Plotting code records
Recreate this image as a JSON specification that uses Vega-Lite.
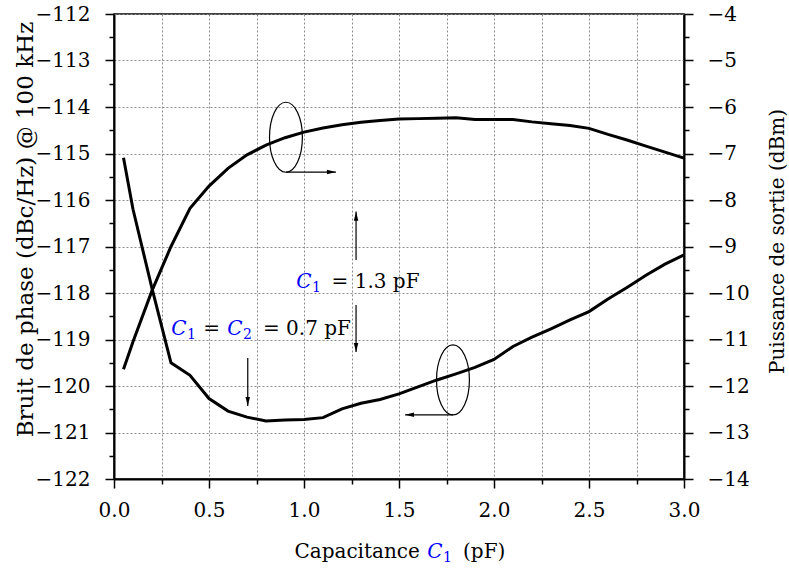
{
  "$schema": "https://vega.github.io/schema/vega-lite/v6.json",
  "width": 570,
  "height": 465,
  "autosize": {"type": "none"},
  "padding": {"left": 114, "top": 14, "right": 105, "bottom": 89},
  "background": "white",
  "config": {
    "font": "DejaVu Serif",
    "view": {"stroke": "black", "strokeWidth": 1.5},
    "axis": {
      "domainColor": "black",
      "domainWidth": 2,
      "tickColor": "black",
      "tickWidth": 1.5,
      "labelFont": "DejaVu Serif",
      "labelFontSize": 20,
      "labelColor": "black",
      "labelFlush": false,
      "labelOverlap": false,
      "titleFont": "DejaVu Serif",
      "titleFontSize": 20,
      "titleFontWeight": "normal",
      "titleColor": "black",
      "gridColor": "#8c8c8c",
      "gridDash": [2, 2],
      "gridWidth": 1
    }
  },
  "datasets": {
    "noise": [
      {"x": 0.05, "y": -115.09}, {"x": 0.1, "y": -116.2}, {"x": 0.2, "y": -117.9},
      {"x": 0.3, "y": -119.5}, {"x": 0.4, "y": -119.77}, {"x": 0.5, "y": -120.27},
      {"x": 0.6, "y": -120.54}, {"x": 0.7, "y": -120.67}, {"x": 0.8, "y": -120.75},
      {"x": 0.9, "y": -120.73}, {"x": 1.0, "y": -120.72}, {"x": 1.1, "y": -120.68},
      {"x": 1.2, "y": -120.49}, {"x": 1.3, "y": -120.37}, {"x": 1.4, "y": -120.29},
      {"x": 1.5, "y": -120.17}, {"x": 1.6, "y": -120.02}, {"x": 1.7, "y": -119.87},
      {"x": 1.8, "y": -119.74}, {"x": 1.9, "y": -119.6}, {"x": 2.0, "y": -119.43},
      {"x": 2.1, "y": -119.15}, {"x": 2.2, "y": -118.95}, {"x": 2.3, "y": -118.77},
      {"x": 2.4, "y": -118.58}, {"x": 2.5, "y": -118.4}, {"x": 2.6, "y": -118.13},
      {"x": 2.7, "y": -117.88}, {"x": 2.8, "y": -117.62}, {"x": 2.9, "y": -117.38},
      {"x": 3.0, "y": -117.18}
    ],
    "power": [
      {"x": 0.05, "y": -11.64}, {"x": 0.1, "y": -11.05}, {"x": 0.2, "y": -9.95},
      {"x": 0.3, "y": -9.0}, {"x": 0.4, "y": -8.18}, {"x": 0.5, "y": -7.7},
      {"x": 0.6, "y": -7.32}, {"x": 0.7, "y": -7.03}, {"x": 0.8, "y": -6.82},
      {"x": 0.9, "y": -6.66}, {"x": 1.0, "y": -6.54}, {"x": 1.1, "y": -6.45},
      {"x": 1.2, "y": -6.38}, {"x": 1.3, "y": -6.33}, {"x": 1.4, "y": -6.29},
      {"x": 1.5, "y": -6.26}, {"x": 1.6, "y": -6.25}, {"x": 1.7, "y": -6.24},
      {"x": 1.8, "y": -6.23}, {"x": 1.9, "y": -6.27}, {"x": 2.0, "y": -6.27},
      {"x": 2.1, "y": -6.27}, {"x": 2.2, "y": -6.32}, {"x": 2.3, "y": -6.36},
      {"x": 2.4, "y": -6.4}, {"x": 2.5, "y": -6.46}, {"x": 2.6, "y": -6.59},
      {"x": 2.7, "y": -6.71}, {"x": 2.8, "y": -6.84}, {"x": 2.9, "y": -6.97},
      {"x": 3.0, "y": -7.1}
    ],
    "ellipses": [
      {"x": 0.905, "y": -114.65},
      {"x": 1.784, "y": -119.87}
    ],
    "shafts": [
      {"x": 0.905, "y": -115.4, "x2": 1.168, "y2": -115.4},
      {"x": 1.784, "y": -120.62, "x2": 1.532, "y2": -120.62},
      {"x": 1.274, "y": -117.29, "x2": 1.274, "y2": -116.25},
      {"x": 1.274, "y": -118.26, "x2": 1.274, "y2": -119.27},
      {"x": 0.704, "y": -119.4, "x2": 0.704, "y2": -120.43}
    ],
    "heads": [
      {"x": 1.168, "y": -115.4, "dir": "right"},
      {"x": 1.532, "y": -120.62, "dir": "left"},
      {"x": 1.274, "y": -116.25, "dir": "up"},
      {"x": 1.274, "y": -119.27, "dir": "down"},
      {"x": 0.704, "y": -120.43, "dir": "down"}
    ],
    "blueC": [
      {"x": 1.0, "y": -117.89, "t": "C"},
      {"x": 0.342, "y": -118.9, "t": "C"},
      {"x": 0.637, "y": -118.9, "t": "C"},
      {"x": 1.689, "y": -123.7, "t": "C"}
    ],
    "blueSub": [
      {"x": 1.066, "y": -117.89, "t": "1"},
      {"x": 0.408, "y": -118.9, "t": "1"},
      {"x": 0.703, "y": -118.9, "t": "2"},
      {"x": 1.755, "y": -123.7, "t": "1"}
    ],
    "blackLeft": [
      {"x": 1.145, "y": -117.89, "t": "= 1.3 pF"},
      {"x": 0.784, "y": -118.9, "t": "= 0.7 pF"},
      {"x": 1.837, "y": -123.7, "t": "(pF)"}
    ],
    "blackCenter": [
      {"x": 0.514, "y": -118.9, "t": "="}
    ],
    "blackRight": [
      {"x": 1.61, "y": -123.7, "t": "Capacitance"}
    ]
  },
  "encoding": {
    "x": {
      "field": "x",
      "type": "quantitative",
      "scale": {"domain": [0, 3], "nice": false, "zero": false},
      "axis": {
        "title": null,
        "values": [0, 0.25, 0.5, 0.75, 1, 1.25, 1.5, 1.75, 2, 2.25, 2.5, 2.75, 3],
        "labelExpr": "datum.value % 0.5 === 0 ? format(datum.value, '.1f') : ''",
        "tickSize": {"condition": {"test": "datum.value % 0.5 !== 0", "value": 5}, "value": 9},
        "labelPadding": 12,
        "grid": true
      }
    }
  },
  "layer": [
    {
      "encoding": {
        "y": {
          "field": "y",
          "type": "quantitative",
          "scale": {"domain": [-122, -112], "nice": false, "zero": false},
          "axis": {
            "title": "Bruit de phase (dBc/Hz) @ 100 kHz",
            "titleFontSize": 23,
            "values": [-122, -121.5, -121, -120.5, -120, -119.5, -119, -118.5, -118, -117.5, -117, -116.5, -116, -115.5, -115, -114.5, -114, -113.5, -113, -112.5, -112],
            "labelExpr": "datum.value % 1 === 0 ? format(datum.value, 'd') : ''",
            "tickSize": {"condition": {"test": "datum.value % 1 !== 0", "value": 5}, "value": 9},
            "gridOpacity": {"condition": {"test": "datum.value % 1 !== 0", "value": 0}, "value": 1},
            "labelPadding": 15,
            "grid": true,
            "titleX": -89,
            "titleY": 215,
            "titleBaseline": "middle"
          }
        }
      },
      "layer": [
        {
          "data": {"name": "noise"},
          "mark": {"type": "line", "color": "black", "strokeWidth": 3}
        },
        {
          "data": {"name": "ellipses"},
          "mark": {
            "type": "point",
            "shape": "M0,-1C0.26,-1 0.47,-0.552 0.47,0C0.47,0.552 0.26,1 0,1C-0.26,1 -0.47,0.552 -0.47,0C-0.47,-0.552 -0.26,-1 0,-1Z",
            "size": 4900,
            "filled": false,
            "stroke": "black",
            "strokeWidth": 1.2,
            "opacity": 1
          }
        },
        {
          "data": {"name": "shafts"},
          "mark": {"type": "rule", "color": "black", "strokeWidth": 1.2},
          "encoding": {
            "x2": {"field": "x2"},
            "y2": {"field": "y2"}
          }
        },
        {
          "data": {"name": "heads"},
          "mark": {"type": "point", "filled": true, "color": "black", "size": 81, "opacity": 1},
          "encoding": {
            "shape": {
              "field": "dir",
              "type": "nominal",
              "scale": {
                "domain": ["right", "left", "up", "down"],
                "range": ["M0,0L-2,-0.5L-2,0.5Z", "M0,0L2,-0.5L2,0.5Z", "M0,0L-0.5,2L0.5,2Z", "M0,0L-0.5,-2L0.5,-2Z"]
              },
              "legend": null
            }
          }
        },
        {
          "data": {"name": "blueC"},
          "mark": {"type": "text", "color": "#0000ff", "font": "DejaVu Serif", "fontStyle": "italic", "fontSize": 20, "align": "center", "baseline": "alphabetic"},
          "encoding": {"text": {"field": "t"}}
        },
        {
          "data": {"name": "blueSub"},
          "mark": {"type": "text", "color": "#0000ff", "font": "DejaVu Serif", "fontSize": 14, "align": "center", "baseline": "alphabetic", "dy": 4},
          "encoding": {"text": {"field": "t"}}
        },
        {
          "data": {"name": "blackLeft"},
          "mark": {"type": "text", "color": "black", "font": "DejaVu Serif", "fontSize": 20, "align": "left", "baseline": "alphabetic"},
          "encoding": {"text": {"field": "t"}}
        },
        {
          "data": {"name": "blackCenter"},
          "mark": {"type": "text", "color": "black", "font": "DejaVu Serif", "fontSize": 20, "align": "center", "baseline": "alphabetic"},
          "encoding": {"text": {"field": "t"}}
        },
        {
          "data": {"name": "blackRight"},
          "mark": {"type": "text", "color": "black", "font": "DejaVu Serif", "fontSize": 20, "align": "right", "baseline": "alphabetic"},
          "encoding": {"text": {"field": "t"}}
        }
      ]
    },
    {
      "data": {"name": "power"},
      "mark": {"type": "line", "color": "black", "strokeWidth": 3},
      "encoding": {
        "y": {
          "field": "y",
          "type": "quantitative",
          "scale": {"domain": [-14, -4], "nice": false, "zero": false},
          "axis": {
            "orient": "right",
            "title": "Puissance de sortie (dBm)",
            "values": [-14, -13.5, -13, -12.5, -12, -11.5, -11, -10.5, -10, -9.5, -9, -8.5, -8, -7.5, -7, -6.5, -6, -5.5, -5, -4.5, -4],
            "labelExpr": "datum.value % 1 === 0 ? format(datum.value, 'd') : ''",
            "tickSize": {"condition": {"test": "datum.value % 1 !== 0", "value": 5}, "value": 9},
            "labelPadding": 14,
            "grid": false,
            "titleAngle": 270,
            "titleX": 93,
            "titleY": 227,
            "titleBaseline": "middle"
          }
        }
      }
    }
  ],
  "resolve": {"scale": {"y": "independent"}}
}
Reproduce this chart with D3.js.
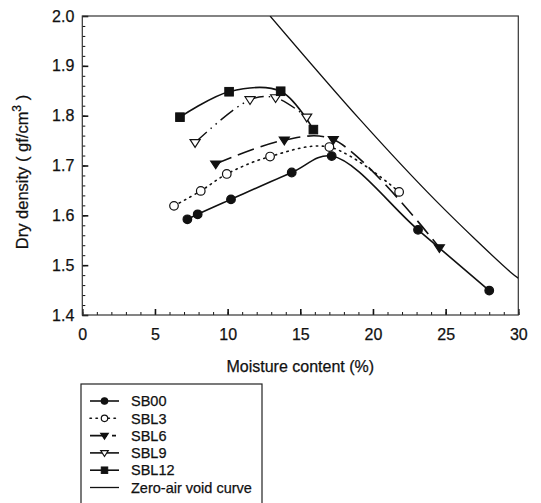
<!DOCTYPE html>
<html><head><meta charset="utf-8">
<script src="https://cdn.jsdelivr.net/npm/d3@7"></script>
<style>
body{margin:0;background:#fff}
svg{display:block;background:#fff}
text{font-family:"Liberation Sans",Arial,Helvetica,sans-serif;fill:#111;stroke:#111;stroke-width:0.25}
</style>
</head><body>
<svg id="c" width="541" height="503"></svg>
<script>
// ---- data ----
const moistureSB00 = [7.23, 7.94, 10.23, 14.41, 17.16, 23.1, 28.0];
const densitySB00  = [1.592, 1.602, 1.632, 1.686, 1.719, 1.571, 1.449];

const moistureSBL3 = [6.31, 8.15, 9.94, 12.92, 17.0, 21.8];
const densitySBL3  = [1.619, 1.649, 1.683, 1.718, 1.737, 1.647];

const moistureSBL6 = [9.18, 13.9, 17.27, 24.57];
const densitySBL6  = [1.703, 1.751, 1.752, 1.535];

const moistureSBL9 = [7.76, 11.54, 13.3, 15.44];
const densitySBL9  = [1.746, 1.832, 1.836, 1.797];

const moistureSBL12 = [6.72, 10.10, 13.65, 15.9];
const densitySBL12  = [1.797, 1.848, 1.849, 1.772];

const moistureZAV = [12.92, 19.11, 24.27, 29.43, 30.0];
const densityZAV  = [2.0, 1.792, 1.631, 1.487, 1.474];

const xTickLabels = [0, 5, 10, 15, 20, 25, 30];
const yTickLabels = [1.4, 1.5, 1.6, 1.7, 1.8, 1.9, 2.0];

const seriesNames = ["SB00", "SBL3", "SBL6", "SBL9", "SBL12", "Zero-air  void curve"];

// ---- chart ----
const svg = d3.select("#c");
const X0 = 82.3, X1 = 518.3, Y0 = 315, Y1 = 16;
const x = d3.scaleLinear().domain([0, 30]).range([X0, X1]);
const y = d3.scaleLinear().domain([1.4, 2.0]).range([Y0, Y1]);
const ink = "#111";
const FONT = '"Liberation Sans",Arial,sans-serif';

svg.append("defs").append("clipPath").attr("id", "clip")
  .append("rect").attr("x", X0).attr("y", Y1).attr("width", X1 - X0).attr("height", Y0 - Y1);

// minor ticks
svg.append("g").attr("transform", `translate(0,${Y0})`)
  .call(d3.axisBottom(x).tickValues(d3.range(0, 31, 1)).tickSize(-3).tickFormat(""))
  .call(g => g.select(".domain").remove())
  .call(g => g.selectAll("line").attr("stroke", ink).attr("stroke-width", 1));
svg.append("g").attr("transform", `translate(${X0},0)`)
  .call(d3.axisLeft(y).tickValues(d3.range(0, 31).map(i => 1.4 + i * 0.02)).tickSize(-3).tickFormat(""))
  .call(g => g.select(".domain").remove())
  .call(g => g.selectAll("line").attr("stroke", ink).attr("stroke-width", 1));

// major ticks + labels
svg.append("g").attr("transform", `translate(0,${Y0})`)
  .call(d3.axisBottom(x).tickValues(xTickLabels).tickSize(-6).tickPadding(14).tickFormat(d3.format("d")))
  .call(g => g.select(".domain").remove())
  .call(g => g.selectAll("line").attr("stroke", ink).attr("stroke-width", 1.6))
  .call(g => g.selectAll("text").attr("font-size", 16).attr("fill", ink).attr("font-family", FONT));
svg.append("g").attr("transform", `translate(${X0},0)`)
  .call(d3.axisLeft(y).tickValues(yTickLabels).tickSize(-6).tickPadding(8).tickFormat(d3.format(".1f")))
  .call(g => g.select(".domain").remove())
  .call(g => g.selectAll("line").attr("stroke", ink).attr("stroke-width", 1.6))
  .call(g => g.selectAll("text").attr("font-size", 16).attr("fill", ink).attr("font-family", FONT));

// frame
svg.append("rect").attr("x", X0).attr("y", Y1).attr("width", X1 - X0).attr("height", Y0 - Y1)
  .attr("fill", "none").attr("stroke", "#333").attr("stroke-width", 1.2);

// axis titles
svg.append("text").attr("x", (X0 + X1) / 2).attr("y", 372).attr("text-anchor", "middle")
  .attr("font-size", 16).text("Moisture content (%)");
const yt = svg.append("text").attr("transform", `translate(28,172) rotate(-90)`)
  .attr("text-anchor", "middle").attr("font-size", 16.5);
yt.append("tspan").text("Dry density ( gf/cm");
yt.append("tspan").attr("font-size", 12).attr("dy", -7).text("3");
yt.append("tspan").attr("dy", 7).text(" )");

const zip = (a, b) => a.map((v, i) => [v, b[i]]);
const line = d3.line().x(d => x(d[0])).y(d => y(d[1])).curve(d3.curveCatmullRom.alpha(0.5));

const styles = [
  {data: zip(moistureSB00, densitySB00), dash: null, w: 1.6, marker: "circle", fill: ink},
  {data: zip(moistureSBL3, densitySBL3), dash: "1.4 4.6", w: 1.6, marker: "circle", fill: "#fff", cap: "round"},
  {data: zip(moistureSBL6, densitySBL6), dash: "17 7", w: 1.6, marker: "tri", fill: ink},
  {data: zip(moistureSBL9, densitySBL9), dash: "16 5 1.5 5 1.5 5", w: 1.4, marker: "tri", fill: "#fff"},
  {data: zip(moistureSBL12, densitySBL12), dash: null, w: 1.6, marker: "square", fill: ink},
  {data: zip(moistureZAV, densityZAV), dash: null, w: 1.3, marker: null}
];

const plot = svg.append("g").attr("clip-path", "url(#clip)");
styles.forEach(s => {
  plot.append("path").attr("d", line(s.data)).attr("fill", "none").attr("stroke", ink)
    .attr("stroke-width", s.w).attr("stroke-dasharray", s.dash)
    .attr("stroke-linecap", s.cap || "butt");
});

function drawMarker(g, type, cx, cy, fill, scale) {
  const k = scale || 1;
  if (type === "circle") {
    g.append("circle").attr("cx", cx).attr("cy", cy).attr("r", 4.3 * k)
      .attr("fill", fill).attr("stroke", ink).attr("stroke-width", 1.2);
  } else if (type === "square") {
    g.append("rect").attr("x", cx - 4.3 * k).attr("y", cy - 4.3 * k).attr("width", 8.6 * k).attr("height", 8.6 * k)
      .attr("fill", fill).attr("stroke", ink).attr("stroke-width", 1);
  } else if (type === "tri") {
    const r = 5 * k;
    g.append("path").attr("d", `M${cx - r},${cy - r * 0.6}L${cx + r},${cy - r * 0.6}L${cx},${cy + r * 0.95}Z`)
      .attr("fill", fill).attr("stroke", ink).attr("stroke-width", 1.2);
  }
}
const mk = svg.append("g");
styles.forEach(s => {
  if (!s.marker) return;
  s.data.forEach(d => drawMarker(mk, s.marker, x(d[0]), y(d[1]), s.fill));
});

// legend
const lg = svg.append("g");
lg.append("rect").attr("x", 81).attr("y", 384).attr("width", 181).attr("height", 140)
  .attr("fill", "#fff").attr("stroke", "#222").attr("stroke-width", 1.2);
styles.forEach((s, i) => {
  const cy = 401 + i * 17.3;
  lg.append("line").attr("x1", 90).attr("x2", 119).attr("y1", cy).attr("y2", cy)
    .attr("stroke", ink).attr("stroke-width", s.marker ? 1.6 : 1.3)
    .attr("stroke-dasharray", i === 1 ? "1.4 4.6" : i === 2 ? "17 5 4 10" : null)
    .attr("stroke-linecap", i === 1 ? "round" : "butt");
  if (s.marker) drawMarker(lg, s.marker, 104.5, cy, s.fill, 0.75);
  lg.append("text").attr("x", 131).attr("y", cy).attr("dy", "0.36em").attr("font-size", 14.5)
    .text(seriesNames[i]);
});
</script>
</body></html>
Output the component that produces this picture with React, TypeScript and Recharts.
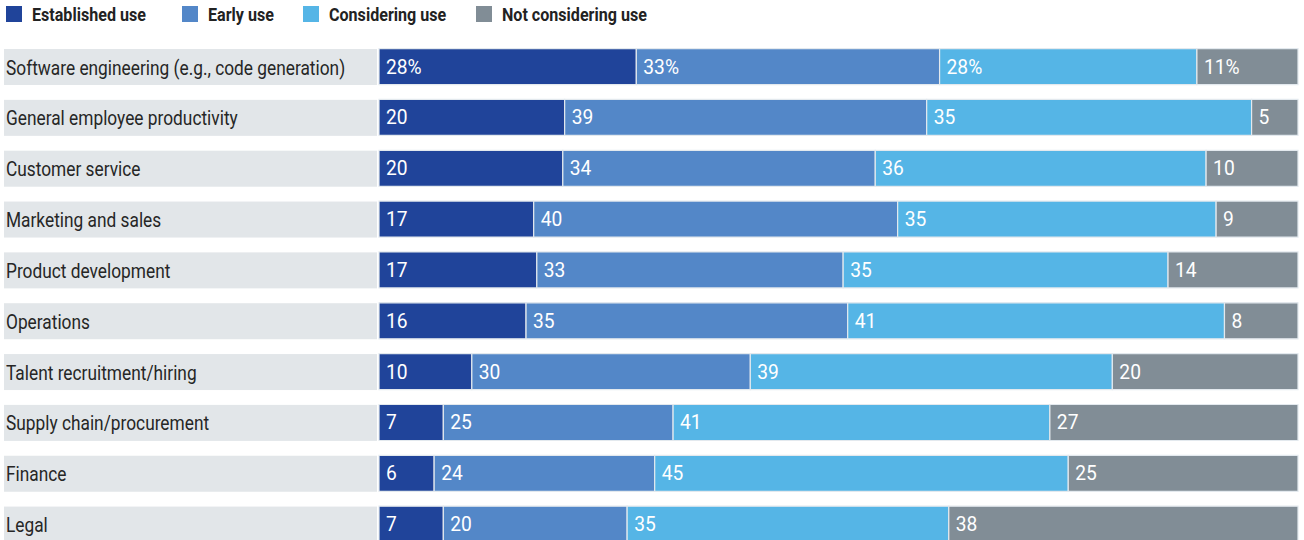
import React from "react";
import { BarChart, Bar, XAxis, YAxis, Legend, LabelList } from "recharts";

const categories = [
  "Software engineering (e.g., code generation)",
  "General employee productivity",
  "Customer service",
  "Marketing and sales",
  "Product development",
  "Operations",
  "Talent recruitment/hiring",
  "Supply chain/procurement",
  "Finance",
  "Legal",
];

const established = [28, 20, 20, 17, 17, 16, 10, 7, 6, 7];
const early = [33, 39, 34, 40, 33, 35, 30, 25, 24, 20];
const considering = [28, 35, 36, 35, 35, 41, 39, 41, 45, 35];
const notConsidering = [11, 5, 10, 9, 14, 8, 20, 27, 25, 38];

const series = [
  { key: "established", name: "Established use", color: "#20449a" },
  { key: "early", name: "Early use", color: "#5387c8" },
  { key: "considering", name: "Considering use", color: "#55b5e6" },
  { key: "notConsidering", name: "Not considering use", color: "#818d96" },
];

const data = categories.map((name, i) => ({
  name,
  established: established[i],
  early: early[i],
  considering: considering[i],
  notConsidering: notConsidering[i],
}));

// layout
const AXIS_WIDTH = 375;
const BAR_SIZE = 36;
const FONT = "Roboto, 'Noto Sans', sans-serif";
const LEGEND_X = [6, 182, 303, 476];

function CategoryTick(props: any) {
  const { x, y, payload } = props;
  const left = x - AXIS_WIDTH;
  return (
    <g>
      <rect x={left} y={y - BAR_SIZE / 2} width={AXIS_WIDTH - 2} height={BAR_SIZE} fill="#e2e6e9" />
      <text
        transform={`translate(${left + 2} ${y + 7.5}) scale(0.824 1)`}
        fontSize={21}
        fill="#262626"
        fontFamily={FONT}
      >
        {payload.value}
      </text>
    </g>
  );
}

const renderValue = (props: any) => {
  const { x, y, height, value, index } = props;
  const label = index === 0 ? `${value}%` : `${value}`;
  return (
    <text
      transform={`translate(${x + 7} ${y + height / 2 + 7}) scale(0.96 1)`}
      fontSize={20}
      fill="#ffffff"
      fontFamily={FONT}
    >
      {label}
    </text>
  );
};

const renderLegend = () => (
  <svg width={700} height={30}>
    {series.map((s, i) => (
      <g key={s.key} transform={`translate(${LEGEND_X[i]} 0)`}>
        <rect x={0} y={6} width={16} height={16} fill={s.color} />
        <text
          transform="translate(26 20.5) scale(0.87 1)"
          fontSize={18.5}
          fontWeight={700}
          fill="#222"
          fontFamily={FONT}
        >
          {s.name}
        </text>
      </g>
    ))}
  </svg>
);

export default function App() {
  return (
    <div style={{ position: "absolute", left: 0, top: 0, width: 1304, height: 540, overflow: "hidden", background: "#fff" }}>
      <BarChart
        width={1304}
        height={550}
        data={data}
        layout="vertical"
        stackOffset="expand"
        margin={{ top: 41.6, right: 6, bottom: 0, left: 4 }}
      >
        <XAxis type="number" hide domain={[0, 1]} />
        <YAxis
          type="category"
          dataKey="name"
          width={AXIS_WIDTH}
          axisLine={false}
          tickLine={false}
          tickSize={0}
          tickMargin={0}
          tick={<CategoryTick />}
          interval={0}
        />
        <Legend
          verticalAlign="middle"
          content={renderLegend}
          wrapperStyle={{ top: 0, left: 0, width: 700, height: 30 }}
        />
        {series.map((s) => (
          <Bar
            key={s.key}
            dataKey={s.key}
            name={s.name}
            stackId="a"
            fill={s.color}
            stroke="#e3e9ee"
            strokeWidth={1.2}
            barSize={BAR_SIZE}
            isAnimationActive={false}
          >
            <LabelList dataKey={s.key} content={renderValue} />
          </Bar>
        ))}
      </BarChart>
    </div>
  );
}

** WHAT YOU ARE ASKED TO DO **
Report only how many lines of the listing hold the word "picture".

** SOLVED PROBLEM **
1